=== Exercise goal ===
Retype only the lines from the one containing "Convert this chart to Plotly code." through the one containing "1987, 1968, 1943]", both included, word for word. Pictures stay out of the copy.

---------------

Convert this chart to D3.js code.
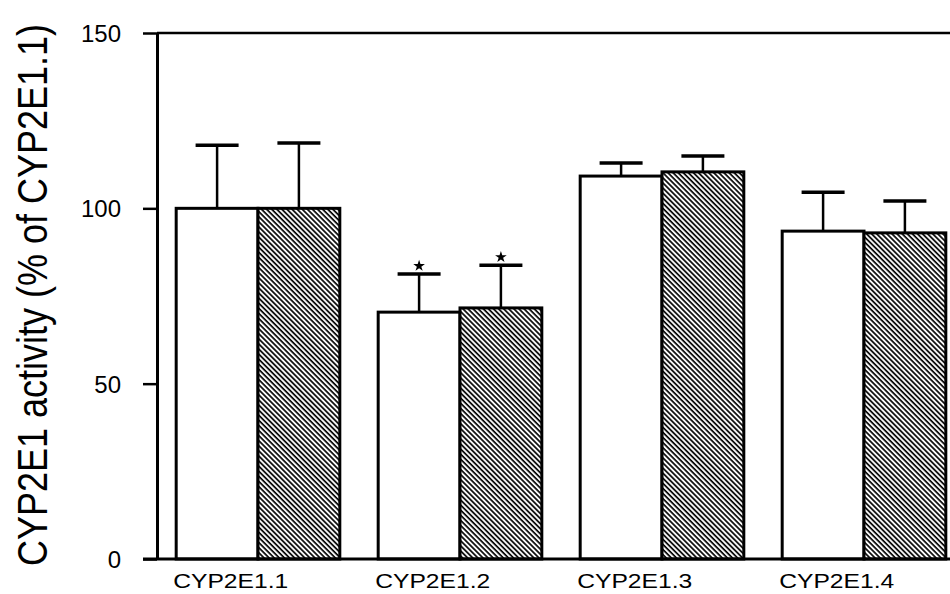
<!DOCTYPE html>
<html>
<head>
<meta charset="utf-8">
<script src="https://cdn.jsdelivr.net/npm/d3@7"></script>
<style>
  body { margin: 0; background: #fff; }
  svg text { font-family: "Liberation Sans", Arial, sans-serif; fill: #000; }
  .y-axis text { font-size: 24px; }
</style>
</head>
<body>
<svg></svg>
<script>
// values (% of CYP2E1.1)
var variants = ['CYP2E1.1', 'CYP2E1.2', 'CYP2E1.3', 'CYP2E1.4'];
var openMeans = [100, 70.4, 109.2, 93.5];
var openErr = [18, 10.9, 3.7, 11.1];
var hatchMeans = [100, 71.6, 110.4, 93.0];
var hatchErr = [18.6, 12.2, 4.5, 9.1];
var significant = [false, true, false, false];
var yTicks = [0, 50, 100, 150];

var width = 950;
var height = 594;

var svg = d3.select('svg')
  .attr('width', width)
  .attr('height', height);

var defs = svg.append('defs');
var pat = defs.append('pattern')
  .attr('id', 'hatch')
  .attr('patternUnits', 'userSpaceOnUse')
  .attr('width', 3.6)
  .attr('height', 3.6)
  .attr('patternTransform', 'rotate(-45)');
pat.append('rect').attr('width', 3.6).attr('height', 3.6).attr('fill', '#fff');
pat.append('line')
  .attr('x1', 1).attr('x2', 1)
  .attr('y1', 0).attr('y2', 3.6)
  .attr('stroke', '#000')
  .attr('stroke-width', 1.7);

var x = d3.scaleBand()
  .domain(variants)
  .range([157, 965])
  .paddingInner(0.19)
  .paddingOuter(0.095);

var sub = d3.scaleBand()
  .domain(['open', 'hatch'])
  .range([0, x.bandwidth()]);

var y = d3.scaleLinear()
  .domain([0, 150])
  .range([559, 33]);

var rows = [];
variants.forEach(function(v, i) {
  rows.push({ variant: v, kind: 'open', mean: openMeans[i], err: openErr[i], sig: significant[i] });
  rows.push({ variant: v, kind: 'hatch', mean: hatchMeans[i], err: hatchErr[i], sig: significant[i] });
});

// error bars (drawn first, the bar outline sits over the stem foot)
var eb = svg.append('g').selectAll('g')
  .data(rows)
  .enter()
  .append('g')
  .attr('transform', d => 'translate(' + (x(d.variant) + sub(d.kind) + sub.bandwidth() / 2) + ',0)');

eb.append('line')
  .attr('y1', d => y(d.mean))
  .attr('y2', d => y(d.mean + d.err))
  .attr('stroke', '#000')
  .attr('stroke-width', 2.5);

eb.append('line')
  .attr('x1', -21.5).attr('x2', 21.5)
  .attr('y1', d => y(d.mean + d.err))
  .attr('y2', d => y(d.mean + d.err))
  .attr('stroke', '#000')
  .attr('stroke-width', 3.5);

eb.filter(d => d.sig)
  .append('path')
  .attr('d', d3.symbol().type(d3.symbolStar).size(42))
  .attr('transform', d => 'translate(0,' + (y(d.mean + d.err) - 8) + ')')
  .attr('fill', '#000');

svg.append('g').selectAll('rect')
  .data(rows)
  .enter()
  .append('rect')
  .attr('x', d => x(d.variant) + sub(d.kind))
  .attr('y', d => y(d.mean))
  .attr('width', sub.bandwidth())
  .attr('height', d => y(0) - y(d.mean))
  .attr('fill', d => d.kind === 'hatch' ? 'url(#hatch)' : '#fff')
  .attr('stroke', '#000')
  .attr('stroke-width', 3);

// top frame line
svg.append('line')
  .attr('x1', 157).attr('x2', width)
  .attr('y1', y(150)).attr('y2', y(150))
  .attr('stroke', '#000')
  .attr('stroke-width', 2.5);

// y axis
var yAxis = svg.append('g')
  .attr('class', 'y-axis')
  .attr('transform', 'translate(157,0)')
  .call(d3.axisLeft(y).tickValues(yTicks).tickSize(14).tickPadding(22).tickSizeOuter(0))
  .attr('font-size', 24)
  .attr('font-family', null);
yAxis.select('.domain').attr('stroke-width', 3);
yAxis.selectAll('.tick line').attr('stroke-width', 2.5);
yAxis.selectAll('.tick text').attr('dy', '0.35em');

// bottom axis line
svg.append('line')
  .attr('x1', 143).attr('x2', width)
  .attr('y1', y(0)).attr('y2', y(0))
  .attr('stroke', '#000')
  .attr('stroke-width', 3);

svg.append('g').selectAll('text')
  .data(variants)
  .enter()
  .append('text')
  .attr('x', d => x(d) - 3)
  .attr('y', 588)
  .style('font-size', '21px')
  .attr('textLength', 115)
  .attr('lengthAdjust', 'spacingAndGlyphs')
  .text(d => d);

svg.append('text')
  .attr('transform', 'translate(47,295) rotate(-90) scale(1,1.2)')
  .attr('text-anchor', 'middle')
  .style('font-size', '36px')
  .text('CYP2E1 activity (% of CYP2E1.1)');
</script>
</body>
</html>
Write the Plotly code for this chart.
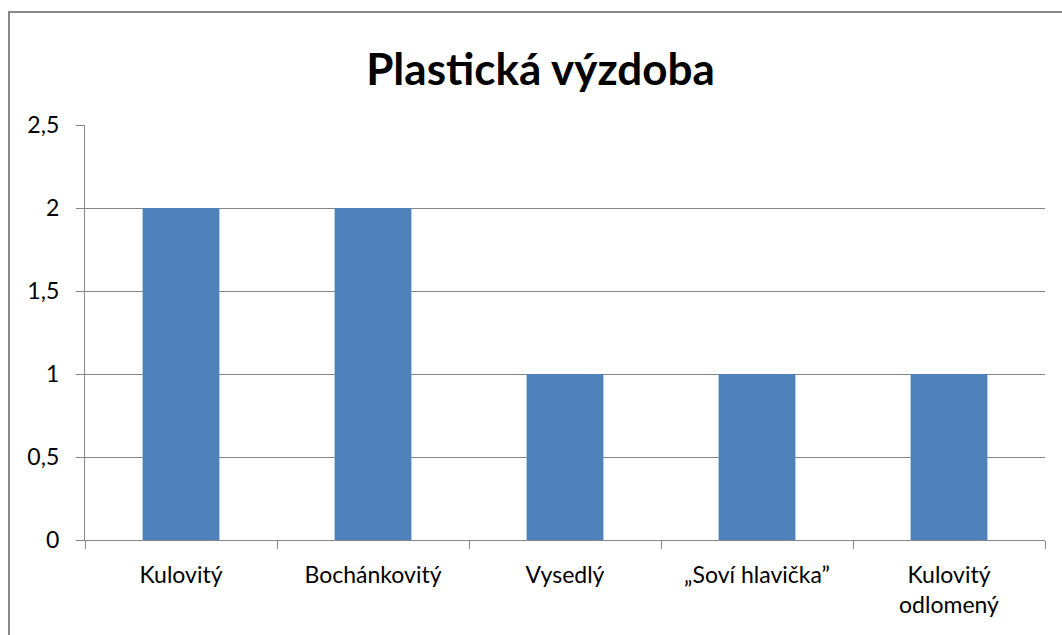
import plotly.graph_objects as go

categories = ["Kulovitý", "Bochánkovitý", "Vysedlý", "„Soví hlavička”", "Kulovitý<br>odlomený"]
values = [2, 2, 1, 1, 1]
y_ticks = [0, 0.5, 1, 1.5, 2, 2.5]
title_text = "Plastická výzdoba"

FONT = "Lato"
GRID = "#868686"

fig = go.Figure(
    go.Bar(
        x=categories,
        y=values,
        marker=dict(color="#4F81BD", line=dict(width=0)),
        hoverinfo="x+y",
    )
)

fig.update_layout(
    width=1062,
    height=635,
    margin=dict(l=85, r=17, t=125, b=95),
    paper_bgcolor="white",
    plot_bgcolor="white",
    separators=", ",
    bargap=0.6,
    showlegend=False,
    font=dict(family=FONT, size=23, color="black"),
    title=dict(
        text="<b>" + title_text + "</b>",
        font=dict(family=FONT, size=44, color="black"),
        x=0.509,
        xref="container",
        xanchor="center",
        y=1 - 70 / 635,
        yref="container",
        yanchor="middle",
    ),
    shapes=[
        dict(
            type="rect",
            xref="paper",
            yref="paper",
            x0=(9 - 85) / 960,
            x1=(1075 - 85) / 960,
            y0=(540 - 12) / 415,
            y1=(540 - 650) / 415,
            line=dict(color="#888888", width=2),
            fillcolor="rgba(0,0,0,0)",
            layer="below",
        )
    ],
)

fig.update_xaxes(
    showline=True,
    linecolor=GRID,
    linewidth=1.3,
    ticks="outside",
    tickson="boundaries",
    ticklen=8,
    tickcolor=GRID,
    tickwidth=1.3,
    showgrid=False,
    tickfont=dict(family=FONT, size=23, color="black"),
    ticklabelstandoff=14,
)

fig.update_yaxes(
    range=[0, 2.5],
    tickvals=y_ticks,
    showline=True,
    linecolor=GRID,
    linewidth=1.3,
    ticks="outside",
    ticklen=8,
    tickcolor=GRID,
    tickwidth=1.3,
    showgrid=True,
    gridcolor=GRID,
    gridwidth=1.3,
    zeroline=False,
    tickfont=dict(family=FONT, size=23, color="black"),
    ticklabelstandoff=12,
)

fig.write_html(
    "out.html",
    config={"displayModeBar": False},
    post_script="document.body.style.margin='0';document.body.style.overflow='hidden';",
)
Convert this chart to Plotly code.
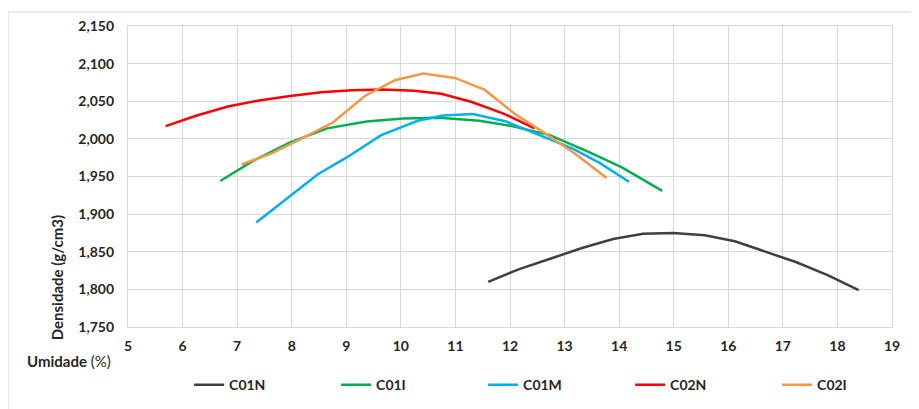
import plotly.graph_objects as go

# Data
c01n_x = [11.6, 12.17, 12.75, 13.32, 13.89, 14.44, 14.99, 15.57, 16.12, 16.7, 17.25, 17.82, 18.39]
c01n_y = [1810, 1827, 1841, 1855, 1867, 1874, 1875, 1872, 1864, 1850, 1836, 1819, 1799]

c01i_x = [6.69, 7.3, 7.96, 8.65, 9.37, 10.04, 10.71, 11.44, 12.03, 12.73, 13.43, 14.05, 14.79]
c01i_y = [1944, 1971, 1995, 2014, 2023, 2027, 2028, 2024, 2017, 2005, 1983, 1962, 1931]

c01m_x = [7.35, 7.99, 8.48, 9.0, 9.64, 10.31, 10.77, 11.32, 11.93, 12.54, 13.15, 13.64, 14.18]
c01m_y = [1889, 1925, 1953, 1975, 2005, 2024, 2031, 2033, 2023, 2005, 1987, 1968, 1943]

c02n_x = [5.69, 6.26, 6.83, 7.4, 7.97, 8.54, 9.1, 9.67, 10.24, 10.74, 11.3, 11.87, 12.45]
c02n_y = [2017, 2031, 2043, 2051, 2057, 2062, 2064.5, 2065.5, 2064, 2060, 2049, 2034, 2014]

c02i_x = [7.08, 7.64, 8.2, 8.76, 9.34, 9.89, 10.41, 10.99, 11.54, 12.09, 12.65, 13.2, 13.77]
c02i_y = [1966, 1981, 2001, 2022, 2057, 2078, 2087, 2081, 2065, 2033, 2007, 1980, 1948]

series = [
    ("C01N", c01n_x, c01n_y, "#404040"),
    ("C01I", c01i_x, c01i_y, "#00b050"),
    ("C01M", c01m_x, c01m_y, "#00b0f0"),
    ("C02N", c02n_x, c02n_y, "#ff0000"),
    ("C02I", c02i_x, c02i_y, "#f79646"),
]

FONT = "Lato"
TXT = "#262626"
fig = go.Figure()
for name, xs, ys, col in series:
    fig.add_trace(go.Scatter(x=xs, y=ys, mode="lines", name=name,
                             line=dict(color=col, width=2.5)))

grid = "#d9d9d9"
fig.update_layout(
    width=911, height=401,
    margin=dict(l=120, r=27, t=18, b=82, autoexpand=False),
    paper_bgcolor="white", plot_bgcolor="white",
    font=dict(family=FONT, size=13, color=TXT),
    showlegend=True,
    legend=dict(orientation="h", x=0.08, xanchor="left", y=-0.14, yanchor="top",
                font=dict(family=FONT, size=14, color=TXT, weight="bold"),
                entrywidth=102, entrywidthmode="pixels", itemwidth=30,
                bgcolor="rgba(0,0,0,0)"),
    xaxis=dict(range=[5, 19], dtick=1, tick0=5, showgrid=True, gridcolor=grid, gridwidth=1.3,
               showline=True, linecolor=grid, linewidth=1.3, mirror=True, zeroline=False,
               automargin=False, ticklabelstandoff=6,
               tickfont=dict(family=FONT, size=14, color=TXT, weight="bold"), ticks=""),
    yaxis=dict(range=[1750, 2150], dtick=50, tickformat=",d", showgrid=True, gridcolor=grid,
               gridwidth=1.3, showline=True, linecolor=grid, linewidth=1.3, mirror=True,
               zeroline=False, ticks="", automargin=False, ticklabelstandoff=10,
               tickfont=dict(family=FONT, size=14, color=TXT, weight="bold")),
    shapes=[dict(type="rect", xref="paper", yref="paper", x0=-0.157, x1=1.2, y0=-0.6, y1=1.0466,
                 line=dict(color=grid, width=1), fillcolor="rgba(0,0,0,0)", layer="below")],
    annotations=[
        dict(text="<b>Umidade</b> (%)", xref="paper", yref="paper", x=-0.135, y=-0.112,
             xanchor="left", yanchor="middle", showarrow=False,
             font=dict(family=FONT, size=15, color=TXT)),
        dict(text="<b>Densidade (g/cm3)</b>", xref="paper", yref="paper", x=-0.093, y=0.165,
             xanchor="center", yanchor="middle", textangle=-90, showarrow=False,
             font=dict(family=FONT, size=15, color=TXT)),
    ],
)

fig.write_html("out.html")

---------------

=== Worked solution ===
Convert this chart to Plotly code.
import plotly.graph_objects as go

# Data
c01n_x = [11.6, 12.17, 12.75, 13.32, 13.89, 14.44, 14.99, 15.57, 16.12, 16.7, 17.25, 17.82, 18.39]
c01n_y = [1810, 1827, 1841, 1855, 1867, 1874, 1875, 1872, 1864, 1850, 1836, 1819, 1799]

c01i_x = [6.69, 7.3, 7.96, 8.65, 9.37, 10.04, 10.71, 11.44, 12.03, 12.73, 13.43, 14.05, 14.79]
c01i_y = [1944, 1971, 1995, 2014, 2023, 2027, 2028, 2024, 2017, 2005, 1983, 1962, 1931]

c01m_x = [7.35, 7.99, 8.48, 9.0, 9.64, 10.31, 10.77, 11.32, 11.93, 12.54, 13.15, 13.64, 14.18]
c01m_y = [1889, 1925, 1953, 1975, 2005, 2024, 2031, 2033, 2023, 2005, 1987, 1968, 1943]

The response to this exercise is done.